Commutator subgroup $G'$ is the unique smallest normal subgroup $N$ such that $G/N$ is abelian.

If $G$ is a group, then $G'$ is a normal subgroup of $G$ and $G/G'$ is abelian. If $N$ is a normal subgroup of $G$ , then $G/N$ is abelian iff $N$ contains $G'$ .

Proof

Let $f:G\to G$ be any automorphism. Then $\displaystyle f(aba^{-1}b^{-1})=f(a)f(b)f(a)^{-1}f(b)^{-1}\in G'.$

It follows that $f(G')\leq G'$ . In particular, if $f$ is the automorphism given by conjugation by $a\in G$ , then $aG'a^{-1}=f(G')\leq G'$ , so $G'\unlhd G$ .

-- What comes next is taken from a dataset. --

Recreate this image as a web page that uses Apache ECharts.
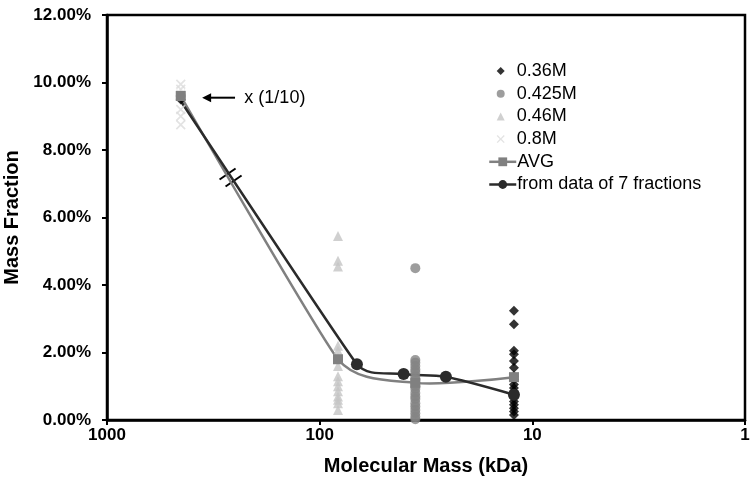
<!DOCTYPE html>
<html><head><meta charset="utf-8">
<script src="https://cdn.jsdelivr.net/npm/echarts@6/dist/echarts.min.js"></script>
<style>html,body{margin:0;padding:0;background:#fff}#c{width:750px;height:486px}</style>
</head><body><div id="c"></div>
<script>
// kDa positions of the fraction columns
var xTop = 450, x046 = 82, x0425 = 35.5, x036 = 12.2;
// scatter series values (%)
var s036 = [3.24, 2.84, 2.05, 1.95, 1.75, 1.55, 1.3, 1.2, 1.05, 0.95, 0.85, 0.75, 0.65, 0.55, 0.45, 0.35, 0.25, 0.15];
var s036Top = [9.5];
var s0425 = [4.5, 1.78, 1.7, 1.6, 1.5, 1.42, 1.3, 1.2, 1.1, 1.0, 0.92, 0.8, 0.7, 0.62, 0.5, 0.4, 0.3, 0.2, 0.1, 0.02];
var s0425Top = [9.6];
var s046 = [5.45, 4.72, 4.55, 2.2, 2.05, 1.85, 1.6, 1.3, 1.15, 1.0, 0.85, 0.7, 0.6, 0.5, 0.3];
var s046Top = [9.65];
var s08 = [9.95, 9.8, 9.65, 9.2, 9.0, 8.75];
// line series
var avgX = [450, 82, 35.5, 12.2];
var avgY = [9.6, 1.8, 1.1, 1.27];
var fracX = [450, 66.8, 40.3, 25.5, 12.2];
var fracY = [9.45, 1.65, 1.36, 1.28, 0.75];
var xTicks = [1000, 100, 10, 1];
var legendNames = ['0.36M', '0.425M', '0.46M', '0.8M', 'AVG', 'from data of 7 fractions'];

function pts(x, ys){ return ys.map(function(v){ return [x, v]; }); }
function pairs(xs, ys){ return xs.map(function(x,i){ return [x, ys[i]]; }); }

var AVG_COLOR = '#808080', FRAC_COLOR = '#2b2b2b';
var xSym = 'path://M0,1.2 L1.2,0 L5,3.8 L8.8,0 L10,1.2 L6.2,5 L10,8.8 L8.8,10 L5,6.2 L1.2,10 L0,8.8 L3.8,5 Z';
var chart = echarts.init(document.getElementById('c'), null, {renderer:'canvas'});
var font = 'Liberation Sans, Arial, sans-serif';

var rowY = [70, 92.7, 115.4, 138.1, 160.8, 183.5];
var legends = legendNames.map(function(n, i){
  var isLine = i >= 4;
  var iw = isLine ? 27 : 8, ih = isLine ? 11 : 8;
  var item = isLine ? {name: n, lineStyle: {opacity: 1, width: 2.5, color: i === 4 ? AVG_COLOR : FRAC_COLOR}} : n;
  return {
    orient: 'vertical', padding: 0, itemGap: 0,
    left: isLine ? 488 : 496.7, top: rowY[i] - 8,
    itemWidth: iw, itemHeight: ih,
    textStyle: {fontFamily: font, fontSize: 18, color: '#000', padding: [0, 0, 0, isLine ? -4 : 7]},
    data: [item]
  };
});

// smoothed curve through the data points (Excel-like: short tangent handles)
function curveSeries(xs, ys, color){
  return {
    type: 'custom', name: 'curve', coordinateSystem: 'cartesian2d', silent: true,
    data: pairs(xs, ys), encode: {x: 0, y: 1},
    renderItem: function(params, api){
      var i = params.dataIndex, n = xs.length;
      if (i >= n - 1) return {type: 'group', children: []};
      var P = xs.map(function(x, k){ return api.coord([x, ys[k]]); });
      function dist(a, b){ return Math.hypot(b[0]-a[0], b[1]-a[1]); }
      function handle(k){
        if (k === 0 || k === n - 1) return [0, 0];
        var v = [P[k+1][0]-P[k-1][0], P[k+1][1]-P[k-1][1]];
        var L = Math.hypot(v[0], v[1]) || 1;
        var h = 0.35 * Math.min(dist(P[k-1], P[k]), dist(P[k], P[k+1]));
        return [v[0] / L * h, v[1] / L * h];
      }
      var h0 = handle(i), h1 = handle(i + 1);
      return {
        type: 'bezierCurve',
        shape: {x1: P[i][0], y1: P[i][1], x2: P[i+1][0], y2: P[i+1][1],
          cpx1: P[i][0] + h0[0], cpy1: P[i][1] + h0[1], cpx2: P[i+1][0] - h1[0], cpy2: P[i+1][1] - h1[1]},
        style: {stroke: color, lineWidth: 2.5, fill: null}
      };
    }
  };
}

var top036 = pts(xTop, s036Top), top0425 = pts(xTop, s0425Top), top046 = pts(xTop, s046Top);
var fracData = pairs(fracX, fracY);
fracData[0] = {value: fracData[0], symbolSize: 0};

chart.setOption({
  animation: false,
  backgroundColor: '#fff',
  grid: {left: 107, right: 5, top: 15, bottom: 66, containLabel: false, outerBoundsMode: 'none',
    show: true, borderColor: '#000', borderWidth: 2.5},
  xAxis: {
    type: 'log', logBase: 10, min: 1, max: 1000, inverse: true,
    name: 'Molecular Mass (kDa)', nameLocation: 'middle', nameGap: 36,
    nameTextStyle: {fontFamily: font, fontWeight: 'bold', fontSize: 20, color: '#000'},
    axisLine: {show: true, lineStyle: {color: '#000', width: 2.5}},
    axisTick: {show: true, inside: false, length: 5, lineStyle: {color: '#000', width: 2}},
    minorTick: {show: false},
    splitLine: {show: false},
    axisLabel: {margin: 7, fontFamily: font, fontWeight: 'bold', fontSize: 17, color: '#000',
      formatter: function(v){ return String(Math.round(v)); }}
  },
  yAxis: {
    type: 'value', min: 0, max: 12, interval: 2,
    name: 'Mass Fraction', nameLocation: 'middle', nameGap: 81, nameRotate: 90,
    nameTextStyle: {fontFamily: font, fontWeight: 'bold', fontSize: 20, color: '#000'},
    axisLine: {show: true, lineStyle: {color: '#000', width: 2.5}},
    axisTick: {show: true, inside: false, length: 5, lineStyle: {color: '#000', width: 2}},
    splitLine: {show: false},
    axisLabel: {margin: 16, fontFamily: font, fontWeight: 'bold', fontSize: 17, color: '#000',
      formatter: function(v){ return v.toFixed(2) + '%'; }}
  },
  legend: legends,
  series: [
    {name: '0.36M', type: 'scatter', symbol: 'diamond', symbolSize: 10, itemStyle: {color: '#000'}, data: pts(x036, s036).concat(top036)},
    {name: '0.425M', type: 'scatter', symbol: 'circle', symbolSize: 10, itemStyle: {color: '#858585'}, data: pts(x0425, s0425).concat(top0425)},
    {name: '0.46M', type: 'scatter', symbol: 'triangle', symbolSize: 10, itemStyle: {color: '#c4c4c4'}, data: pts(x046, s046).concat(top046)},
    {name: '0.8M', type: 'scatter', symbol: xSym, symbolSize: 10, itemStyle: {color: '#dcdcdc'}, data: pts(xTop, s08)},
    curveSeries(avgX, avgY, AVG_COLOR),
    curveSeries(fracX, fracY, FRAC_COLOR),
    {name: 'AVG', type: 'line', symbol: 'rect', symbolSize: 10, showSymbol: true,
      lineStyle: {color: AVG_COLOR, width: 2.5, opacity: 0}, itemStyle: {color: AVG_COLOR}, data: pairs(avgX, avgY)},
    {name: 'from data of 7 fractions', type: 'line', symbol: 'circle', symbolSize: 12, showSymbol: true,
      lineStyle: {color: FRAC_COLOR, width: 2.5, opacity: 0}, itemStyle: {color: FRAC_COLOR}, data: fracData}
  ]
});

function px(p){ return chart.convertToPixel({gridIndex: 0}, p); }
var tip = px([357, 9.55]), tail = px([250, 9.55]), txt = px([226, 9.55]);
var b1 = px([271, 7.29]), b2 = px([254, 7.08]);
chart.setOption({graphic: [
  {type: 'line', shape: {x1: tail[0], y1: tail[1], x2: tip[0] + 6, y2: tip[1]}, style: {stroke: '#000', lineWidth: 2}},
  {type: 'polygon', shape: {points: [[tip[0], tip[1]], [tip[0] + 9, tip[1] - 4.5], [tip[0] + 9, tip[1] + 4.5]]}, style: {fill: '#000'}},
  {type: 'text', x: txt[0], y: txt[1], style: {text: 'x (1/10)', fill: '#000', font: '18px ' + font, textVerticalAlign: 'middle', verticalAlign: 'middle'}},
  {type: 'line', shape: {x1: b1[0] - 8, y1: b1[1] + 5.5, x2: b1[0] + 8, y2: b1[1] - 5.5}, style: {stroke: '#000', lineWidth: 2}},
  {type: 'line', shape: {x1: b2[0] - 8, y1: b2[1] + 5.5, x2: b2[0] + 8, y2: b2[1] - 5.5}, style: {stroke: '#000', lineWidth: 2}}
]});
</script>
</body></html>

Since $(ab)(ba)^{-1}=aba^{-1}b^{-1}\in G'$ , $abG'=baG'$ and hence $G/G'$ is abelian.

( $\implies$ ) If $G/N$ is abelian, then $abN=baN$ for all $a,b\in G$ . Hence $ab(ba)^{-1}=aba^{-1}b^{-1}\in N$ . Therefore, $N$ contains all commutators and $G'\leq N$ .

( $\impliedby$ ) If $G'\subseteq N$ , then $ab(ba)^{-1}=aba^{-1}b^{-1}\in G'\subseteq N$ . Thus $abN=baN$ for all $a,b\in G$ . Hence $G/N$ is abelian.